I did some investigation and found that postfix was running everything through
clamav as configured, but clamav was rejecting everything as having a virus. Even text messages with no attachment!
When I integrated clamscan into postfix, I used a
postfix after-queue content filter script. That example shows filter processing as:
filter <in.$$
That redirects the temporary file
in.$$ to the filter's stdin for processing. So my script reads:
/usr/local/bin/clamscan -d /var/lib/clamav <in.$$
Looks ok, right? Well, clamscan doesn't support redirecting content into its stdin. Instead, when run without arguments it ignores stdin and processes everything in the current directory. Since the current directory is the temporary filter queue directory, no problem. (Well almost; there is also a race condition if two scans are running simultaneously and one is a virus - the other will be thought to be a virus too.)
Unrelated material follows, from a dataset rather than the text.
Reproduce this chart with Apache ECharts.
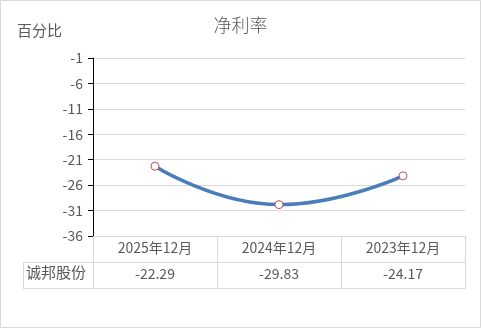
<!DOCTYPE html>
<html><head><meta charset="utf-8">
<script src="https://cdn.jsdelivr.net/npm/echarts@6/dist/echarts.min.js"></script>
<style>html,body{margin:0;padding:0;background:#fff}#c{width:481px;height:328px}</style>
</head><body><div id="c"></div>
<script>
var categories = ['2025年12月', '2024年12月', '2023年12月'];
var seriesName = '诚邦股份';
var values = [-22.29, -29.83, -24.17];
var yMin = -36, yMax = -1, yStep = 5;

var FONT = '"Noto Sans CJK SC", "Microsoft YaHei", sans-serif';
var GRID_L = 93, GRID_R = 16, GRID_T = 58, GRID_B = 92;
var ROW = 26;

var chart = echarts.init(document.getElementById('c'));
chart.setOption({
  animation: false,
  backgroundColor: '#fff',
  title: {
    text: '净利率', left: 'center', top: 11,
    textStyle: { fontFamily: FONT, fontSize: 18, fontWeight: 300, color: '#595959' }
  },
  grid: { left: GRID_L, right: GRID_R, top: GRID_T, bottom: GRID_B },
  xAxis: [
    {
      type: 'category', data: categories, position: 'bottom', boundaryGap: true,
      axisLine: { show: true, lineStyle: { color: '#d9d9d9', width: 1 } },
      axisTick: { show: true, alignWithLabel: false, length: ROW * 2, lineStyle: { color: '#d9d9d9' } },
      axisLabel: { fontFamily: FONT, fontSize: 14, color: '#595959', margin: 5 }
    },
    {
      type: 'category', data: values.map(function (v) { return v.toFixed(2); }),
      position: 'bottom', offset: ROW, boundaryGap: true,
      axisLine: { show: true, lineStyle: { color: '#d9d9d9', width: 1 } },
      axisTick: { show: false },
      axisLabel: { fontFamily: FONT, fontSize: 14, color: '#595959', margin: 5 }
    },
    {
      type: 'category', data: categories, position: 'bottom', offset: ROW * 2, boundaryGap: true,
      axisLine: { show: true, lineStyle: { color: '#d9d9d9', width: 1 } },
      axisTick: { show: false }, axisLabel: { show: false }
    }
  ],
  yAxis: {
    type: 'value', min: 0, max: yMax - yMin, interval: yStep,
    name: '百分比', nameLocation: 'end',
    nameTextStyle: { fontFamily: FONT, fontSize: 15, color: '#595959', align: 'left', padding: [0, 0, 5, -76] },
    axisLine: { show: true, lineStyle: { color: '#000', width: 1 } },
    axisTick: { show: true, length: 5, lineStyle: { color: '#000' } },
    axisLabel: {
      fontFamily: FONT, fontSize: 14, color: '#595959', margin: 10,
      formatter: function (v) { return String(v + yMin); }
    },
    splitLine: { show: true, lineStyle: { color: '#d9d9d9', width: 1 } }
  },
  series: [{
    name: seriesName, type: 'line', smooth: 0.5,
    data: values.map(function (v) { return v - yMin; }),
    symbol: 'circle', symbolSize: 8,
    lineStyle: { color: '#4a7ebb', width: 3.5 },
    itemStyle: { color: '#fff', borderColor: '#c0504d', borderWidth: 1 },
    z: 3
  }],
  graphic: [
    { type: 'rect', shape: { x: 0.5, y: 0.5, width: 480, height: 327 },
      style: { fill: 'none', stroke: '#d9d9d9', lineWidth: 1 }, silent: true },
    { type: 'line', shape: { x1: 23, y1: 262.5, x2: 93, y2: 262.5 }, style: { stroke: '#d9d9d9', lineWidth: 1 } },
    { type: 'line', shape: { x1: 23, y1: 288.5, x2: 93, y2: 288.5 }, style: { stroke: '#d9d9d9', lineWidth: 1 } },
    { type: 'line', shape: { x1: 23.5, y1: 262, x2: 23.5, y2: 289 }, style: { stroke: '#d9d9d9', lineWidth: 1 } },
    { type: 'text', left: 26, top: 265,
      style: { text: seriesName, font: '15px ' + FONT, fill: '#595959' } }
  ]
});
</script></body></html>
Upon further investigation, I found that sometime last evening clamscan had crashed and left a
clamscan.core file in the filter working directory. The problem here is that the clamscan core file
is itself identified as a virus! While clamscan is running, it contains virus signatures in memory which are then written to disk if it dumps core.
I fixed this problem by changing my clamscan line to:
/usr/local/bin/clamscan -d /var/lib/clamav in.$$
A subtle change but it makes all the difference.
(I don't know why clamscan dumped core. At least if it happens again, it won't cause me to lose 11 hours of email.)